Kemudian ada Majelis Nasional Pendidikan Katolik, dan Perguruan Taman Siswa, Forum Pengelola Lembaga Kursus dan Pelatihan (FKLKP), dan Perkumpulan Perguruan Tinggi Kependidikan Negeri (PPTKN). Lalu ada Forum Penyelenggara Pendidikan Tenaga Kependidikan Swasta Indonesia, Forum Komunikasi Pimpinan FKIP Negeri Se-Indonesia, dan Forum Dekan Fakultas Ilmu Tarbiyah dan Keguruan Perguruan Tinggi Keagamaan Islam.
KoPI mencermati pembahasan RUU Sisdikdnas yang diinisiasi Kemendikbud Ristek perlu untuk ditunda karena hal-hal sebagai berikut:
1. Pembahasan dilakukan dengan tergesa-gesa
Proses pembahasan RUU Sisdiknas patut dipertanyakan, karena dibuat mendahului peta jalan pendidikan nasional. Pembahasan yang tergesa-gesa terhadap sebuah produk hukum utama akan menjadi rujukan penting akan beresiko menghasilkan produk hukum yang cacat proses dan kurang legitimasi masyarakat. Apalagi dibuat tanpa menyepakati arah yang jelas akan di bawa ke mana pendidikan Indonesia.
2. Pembahasan tidak terbuka secara penuh
Proses pembahasan tidak terbuka secara penuh. Di mana tidak setiap pemangku kepentingan mendapatkan akses yang penuh terhadap dokumen dan diberikan waktu yang terlalu singkat untuk mempelajari dan memberikan umpan balik terhadap substansi dokumen penting ini.
3. Kompleksitas pendidikan nasional terutama terkait tata kelola guru sangat luas dan mendalam
Karena kompleksitas tata kelola guru sangat luas dan mendalam, maka sangat riskan ketika dibahas dan diputuskan dalam waktu yang terlalu singkat. Undang-Undang Sistem Pendidikan Nasional (UUSPN) merupakan hajat dan kepentingan bangsa dalam menunaikan UUD 1945, khususnya pada bagian pembukaan dan pasal 31.
Oleh karena itu, perlu dibahas dengan cermat dan seksama. Jangan sampai ada hak warga negara dan kewajiban negara/pemerintah yang tidak tertunaikan terkait dengan pendidikan. UUSPN adalah payung hukum tertinggi pikiran normatif dan praktik pendidikan di wilayah yurisprudensi NKRI. UUSPN yang baru nanti harus visioner namun tidak meninggalkan sejarah dan praktek baik antropologi pendidikan masyarakat bangsa Indonesia.

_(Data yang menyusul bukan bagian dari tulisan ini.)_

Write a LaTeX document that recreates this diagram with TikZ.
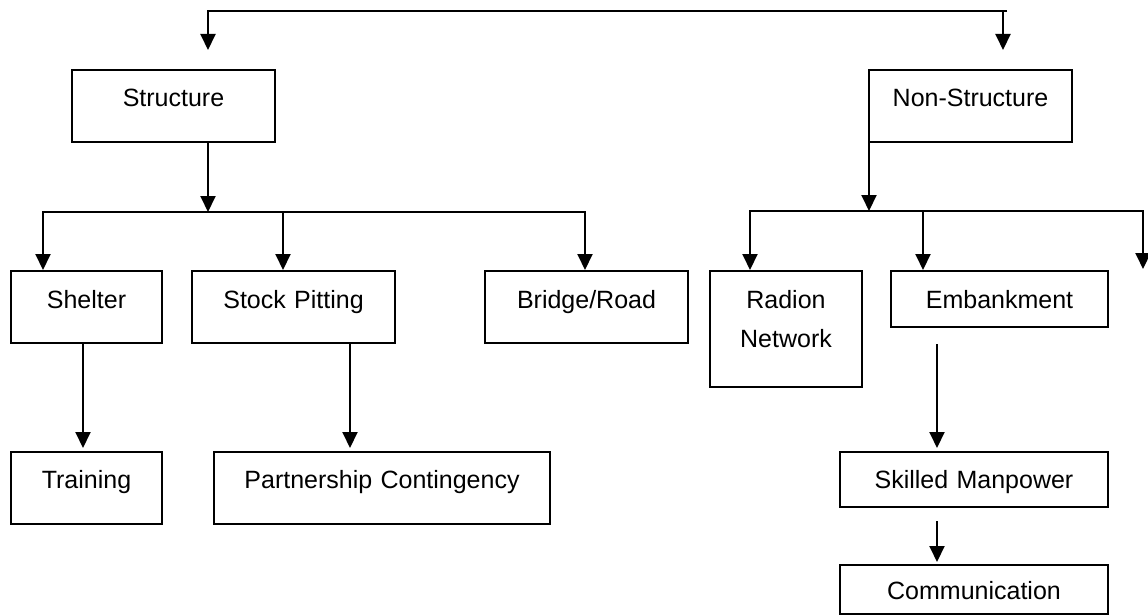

Tak Lupa, UUSPN yang baru tidak boleh dibangun seolah-olah Indonesia adalah ruang kosong yang boleh didirikan bangunan apa saja di atasnya. Filsafat Pancasila yang sosialis harus menjadi landasan utama pemikiran yang dituangkan dalam setiap pasal dan ayat pada UUSPN tersebut. Lalu, UUSPN ini sebaiknya hanya mengatur tetang hal-hal pokok saja tentang pendidikan. Sedangkan hal-hal teknis operasional diatur pada tingkat perundangan di bawahnya mulai dari peraturan pemerintah ke bawah.